## Information supplied
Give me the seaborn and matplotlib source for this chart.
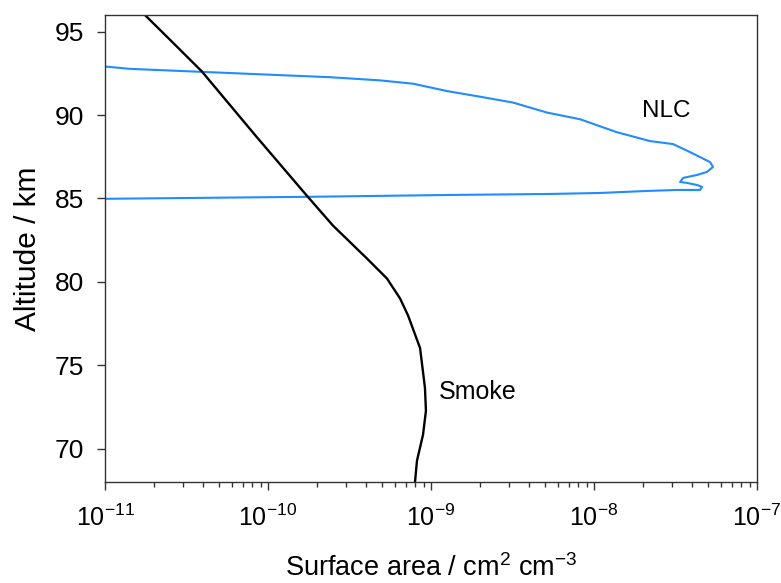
import numpy as np
import pandas as pd
import matplotlib
matplotlib.use("Agg")
import matplotlib.pyplot as plt
import seaborn as sns

# smoke profile: log10(surface area) vs altitude
smoke_alt = [96.0, 94.34, 92.61, 88.74, 85.16, 83.37, 81.40, 80.20, 79.01, 77.99, 76.03, 73.64, 72.27, 70.83, 69.28, 68.0]
smoke_log = [-10.755, -10.583, -10.405, -10.074, -9.761, -9.601, -9.393, -9.270, -9.190, -9.141, -9.067, -9.037, -9.031, -9.049, -9.086, -9.098]

# NLC profile (top branch -> tip -> bottom branch)
nlc_alt = [92.91, 92.77, 92.27, 92.08, 91.88, 91.44, 91.10, 90.75, 90.15, 89.75, 88.97, 88.44, 88.26, 87.78,
           87.18, 86.89, 86.59, 86.41, 86.23, 85.99, 85.93, 85.81, 85.69, 85.51, 85.51, 85.45,
           85.33, 85.27, 85.21, 85.10, 84.98]
nlc_log = [-11.0, -10.847, -9.620, -9.313, -9.110, -8.902, -8.699, -8.497, -8.288, -8.086, -7.859, -7.656, -7.515, -7.411,
           -7.288, -7.27, -7.307, -7.368, -7.454, -7.472, -7.429, -7.368, -7.337, -7.35, -7.491, -7.675,
           -7.963, -8.27, -8.883, -9.742, -11.0]

smoke = pd.DataFrame({"area": 10 ** np.array(smoke_log), "alt": smoke_alt})
nlc = pd.DataFrame({"area": 10 ** np.array(nlc_log), "alt": nlc_alt})

sns.set_style("ticks")
plt.rcParams["font.family"] = ["Liberation Sans", "DejaVu Sans"]
plt.rcParams["mathtext.fontset"] = "custom"
plt.rcParams["mathtext.rm"] = "Liberation Sans"
plt.rcParams["mathtext.it"] = "Liberation Sans:italic"
plt.rcParams["text.color"] = "black"
plt.rcParams["axes.labelcolor"] = "black"
plt.rcParams["xtick.color"] = "black"
plt.rcParams["ytick.color"] = "black"

fig = plt.figure(figsize=(7.81, 5.83), dpi=100)
ax = fig.add_axes([0.1344, 0.1732, 0.8349, 0.8011])

sns.lineplot(data=nlc, x="area", y="alt", sort=False, estimator=None, color="#1f8cff", linewidth=1.5, ax=ax)
sns.lineplot(data=smoke, x="area", y="alt", sort=False, estimator=None, color="black", linewidth=1.7, ax=ax)

ax.set_xscale("log")
ax.set_xlim(1e-11, 1e-7)
ax.set_ylim(68, 96)
ax.set_yticks([70, 75, 80, 85, 90, 95])

ax.text(10 ** -7.558, 90.23, "NLC", fontsize=17.5, ha="center", va="center")
ax.text(10 ** -8.715, 73.4, "Smoke", fontsize=18, ha="center", va="center")

ax.set_xlabel("Surface area / cm$^2$ cm$^{-3}$", fontsize=19.5, labelpad=17)
ax.set_ylabel("Altitude / km", fontsize=21.5, labelpad=9)
ax.tick_params(axis="both", which="major", labelsize=18, direction="out", length=6, width=1, color="#333333")
ax.tick_params(axis="y", which="major", labelsize=19)
ax.tick_params(axis="x", which="minor", direction="out", length=3.5, width=1, color="#333333")
ax.tick_params(axis="x", which="major", pad=10)
ax.tick_params(axis="y", which="major", pad=9)
for s in ax.spines.values():
    s.set_color("#333333")
    s.set_linewidth(1)

fig.savefig("out.png", dpi=100, facecolor="white")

## Work to do
Using the data above, print every line exactly, omitting pictures.

## Correct response
Give me the seaborn and matplotlib source for this chart.
import numpy as np
import pandas as pd
import matplotlib
matplotlib.use("Agg")
import matplotlib.pyplot as plt
import seaborn as sns

# smoke profile: log10(surface area) vs altitude
smoke_alt = [96.0, 94.34, 92.61, 88.74, 85.16, 83.37, 81.40, 80.20, 79.01, 77.99, 76.03, 73.64, 72.27, 70.83, 69.28, 68.0]
smoke_log = [-10.755, -10.583, -10.405, -10.074, -9.761, -9.601, -9.393, -9.270, -9.190, -9.141, -9.067, -9.037, -9.031, -9.049, -9.086, -9.098]

# NLC profile (top branch -> tip -> bottom branch)
nlc_alt = [92.91, 92.77, 92.27, 92.08, 91.88, 91.44, 91.10, 90.75, 90.15, 89.75, 88.97, 88.44, 88.26, 87.78,
           87.18, 86.89, 86.59, 86.41, 86.23, 85.99, 85.93, 85.81, 85.69, 85.51, 85.51, 85.45,
           85.33, 85.27, 85.21, 85.10, 84.98]
nlc_log = [-11.0, -10.847, -9.620, -9.313, -9.110, -8.902, -8.699, -8.497, -8.288, -8.086, -7.859, -7.656, -7.515, -7.411,
           -7.288, -7.27, -7.307, -7.368, -7.454, -7.472, -7.429, -7.368, -7.337, -7.35, -7.491, -7.675,
           -7.963, -8.27, -8.883, -9.742, -11.0]

smoke = pd.DataFrame({"area": 10 ** np.array(smoke_log), "alt": smoke_alt})
nlc = pd.DataFrame({"area": 10 ** np.array(nlc_log), "alt": nlc_alt})

sns.set_style("ticks")
plt.rcParams["font.family"] = ["Liberation Sans", "DejaVu Sans"]
plt.rcParams["mathtext.fontset"] = "custom"
plt.rcParams["mathtext.rm"] = "Liberation Sans"
plt.rcParams["mathtext.it"] = "Liberation Sans:italic"
plt.rcParams["text.color"] = "black"
plt.rcParams["axes.labelcolor"] = "black"
plt.rcParams["xtick.color"] = "black"
plt.rcParams["ytick.color"] = "black"

fig = plt.figure(figsize=(7.81, 5.83), dpi=100)
ax = fig.add_axes([0.1344, 0.1732, 0.8349, 0.8011])

sns.lineplot(data=nlc, x="area", y="alt", sort=False, estimator=None, color="#1f8cff", linewidth=1.5, ax=ax)
sns.lineplot(data=smoke, x="area", y="alt", sort=False, estimator=None, color="black", linewidth=1.7, ax=ax)

ax.set_xscale("log")
ax.set_xlim(1e-11, 1e-7)
ax.set_ylim(68, 96)
ax.set_yticks([70, 75, 80, 85, 90, 95])

ax.text(10 ** -7.558, 90.23, "NLC", fontsize=17.5, ha="center", va="center")
ax.text(10 ** -8.715, 73.4, "Smoke", fontsize=18, ha="center", va="center")

ax.set_xlabel("Surface area / cm$^2$ cm$^{-3}$", fontsize=19.5, labelpad=17)
ax.set_ylabel("Altitude / km", fontsize=21.5, labelpad=9)
ax.tick_params(axis="both", which="major", labelsize=18, direction="out", length=6, width=1, color="#333333")
ax.tick_params(axis="y", which="major", labelsize=19)
ax.tick_params(axis="x", which="minor", direction="out", length=3.5, width=1, color="#333333")
ax.tick_params(axis="x", which="major", pad=10)
ax.tick_params(axis="y", which="major", pad=9)
for s in ax.spines.values():
    s.set_color("#333333")
    s.set_linewidth(1)

fig.savefig("out.png", dpi=100, facecolor="white")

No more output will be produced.